New York Times Co., publisher of the namesake newspaper, said more than 100,000 people signed up for new digital subscriptions, a sign online revenue may help offset a decline in print advertising and circulation.
Times Co. introduced its so-called paywall March 28 as readers continue to shift away from print newspapers and toward the Web. The system requires customers to pay for online content, often after they have read more than 20 articles.
“That’s a pretty good number,” said Douglas Arthur, an analyst at Evercore Partners in New York who has an “overweight” rating on shares and doesn’t own any. “My break- even number for subscriptions for 12 months is 200,000, and the Times is already at 100,000 after three weeks.”

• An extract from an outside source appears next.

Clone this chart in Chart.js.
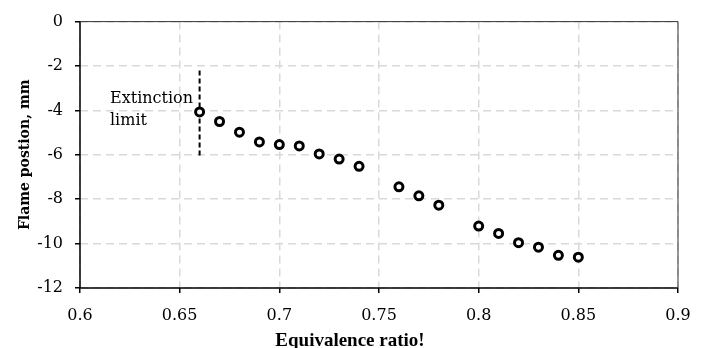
<!doctype html>
<html lang="en">
<head>
  <meta charset="utf-8">
  <title>Flame position</title>
  <script src="https://cdn.jsdelivr.net/npm/chart.js"></script>
  <style>
    html, body { margin: 0; padding: 0; background: #fff; }
    #wrap { width: 707px; height: 348px; }
  </style>
</head>
<body>
  <div id="wrap"><canvas id="grafico"></canvas></div>
  <script>
    // datos
    const ratios = [0.66, 0.67, 0.68, 0.69, 0.70, 0.71, 0.72, 0.73, 0.74,
                    0.76, 0.77, 0.78, 0.80, 0.81, 0.82, 0.83, 0.84, 0.85];
    const posiciones = [-4.07, -4.5, -4.98, -5.42, -5.54, -5.6, -5.96, -6.19, -6.52,
                        -7.44, -7.85, -8.27, -9.21, -9.54, -9.96, -10.16, -10.53, -10.61];
    // linea del limite de extincion
    const limiteX = [0.66, 0.66];
    const limiteY = [-2.2, -6.05];
    const xTicks = [0.6, 0.65, 0.7, 0.75, 0.8, 0.85, 0.9];
    const yTicks = [0, -2, -4, -6, -8, -10, -12];

    const puntos = ratios.map((x, i) => ({x: x, y: posiciones[i]}));
    const limite = limiteX.map((x, i) => ({x: x, y: limiteY[i]}));

    const fuenteTicks = {family: 'DejaVu Serif', size: 16};

    // marco del area, titulo del eje x y texto "Extinction limit"
    const marco = {
      id: 'marco',
      afterDraw(chart) {
        const {ctx, chartArea: a} = chart;
        ctx.save();
        ctx.strokeStyle = '#000';
        ctx.lineWidth = 1.5;
        ctx.beginPath();
        ctx.moveTo(a.left, a.top);
        ctx.lineTo(a.left, a.bottom);
        ctx.lineTo(a.right, a.bottom);
        ctx.stroke();
        ctx.lineWidth = 1;
        ctx.strokeStyle = '#333';
        ctx.beginPath();
        ctx.moveTo(a.left, a.top);
        ctx.lineTo(a.right, a.top);
        ctx.lineTo(a.right, a.bottom);
        ctx.stroke();

        ctx.fillStyle = '#000';
        ctx.textBaseline = 'alphabetic';
        ctx.textAlign = 'left';
        ctx.font = '16px "DejaVu Serif"';
        ctx.fillText('Extinction', 110, 103);
        ctx.fillText('limit', 110, 125);

        ctx.textAlign = 'center';
        ctx.font = 'bold 19px "Liberation Serif"';
        ctx.fillText('Equivalence ratio!', 350, 346);
        ctx.restore();
      }
    };

    new Chart(document.getElementById('grafico'), {
      type: 'scatter',
      data: {
        datasets: [{
          label: 'Flame position',
          data: puntos,
          pointRadius: 4,
          pointHoverRadius: 4,
          pointBorderWidth: 3,
          pointBackgroundColor: '#fff',
          pointBorderColor: '#000'
        }, {
          label: 'Extinction limit',
          data: limite,
          showLine: true,
          borderColor: '#000',
          borderWidth: 2,
          borderDash: [5, 3],
          pointRadius: 0
        }]
      },
      options: {
        responsive: true,
        maintainAspectRatio: false,
        animation: false,
        layout: { padding: { top: 18, right: 29, left: 0, bottom: 0 } },
        plugins: {
          legend: { display: false },
          tooltip: { enabled: false }
        },
        scales: {
          x: {
            type: 'linear',
            min: 0.6,
            max: 0.9,
            afterFit: (s) => { s.height = 60; },
            afterBuildTicks: (s) => { s.ticks = xTicks.map(v => ({value: v})); },
            grid: {
              color: '#d9d9d9',
              lineWidth: 1.5,
              tickColor: '#000',
              tickWidth: 1.5,
              tickLength: 5
            },
            border: { display: false, dash: [8, 5] },
            ticks: {
              color: '#000',
              font: fuenteTicks,
              padding: 13,
              maxRotation: 0,
              callback: (v) => String(Math.round(v * 100) / 100)
            }
          },
          y: {
            min: -12,
            max: 0,
            afterFit: (s) => { s.width = 80; },
            afterBuildTicks: (s) => { s.ticks = yTicks.map(v => ({value: v})); },
            grid: {
              color: '#d9d9d9',
              lineWidth: 1.5,
              tickColor: '#000',
              tickWidth: 1.5,
              tickLength: 5
            },
            border: { display: false, dash: [8, 5] },
            ticks: {
              color: '#000',
              font: fuenteTicks,
              padding: 12
            },
            title: {
              display: true,
              text: 'Flame postion, mm',
              color: '#000',
              font: {family: 'DejaVu Serif', size: 14, weight: 'bold'},
              padding: {top: 17, bottom: 0}
            }
          }
        }
      },
      plugins: [marco]
    });
  </script>
</body>
</html>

First-quarter revenue fell to $566.5 million from $587.9 million a year earlier, the New York-based company said in a statement. Analysts had projected $569 million, according to the average estimate from a Bloomberg survey. Earnings per share, excluding one-time expenses, were 2 cents, meeting analysts’ estimates.
First-quarter net income fell 57.6 percent, to $5.42 million from $12.8 million a year ago. Operating costs increased 0.3 percent to $506 million, primarily due to higher promotion and newsprint expense, the company said.
Advertising revenue fell 4.4 percent to $299 million compared to a year ago, although digital ad sales rose 4.5 percent. Circulation revenue declined 3.7 percent to $228 million.
“I thought the ad number for the New York Times would be much worse than it was,” said Arthur. “It’s still down, but not as much as I thought.”
NYTimes.com is the world’s most viewed English-language newspaper site, receiving about 62 million unique visitors in the month of March, according to comScore Inc. In the first 12 days after the company instituted its pay wall, site usage fell between 5 and 15 percent most days, according to Experian Hitwise.
Times Co. fell 8 cents to $9.04 at 10:10 a.m. Thursday in New York Stock Exchange composite trading. The stock had declined 6.9 percent this year before today.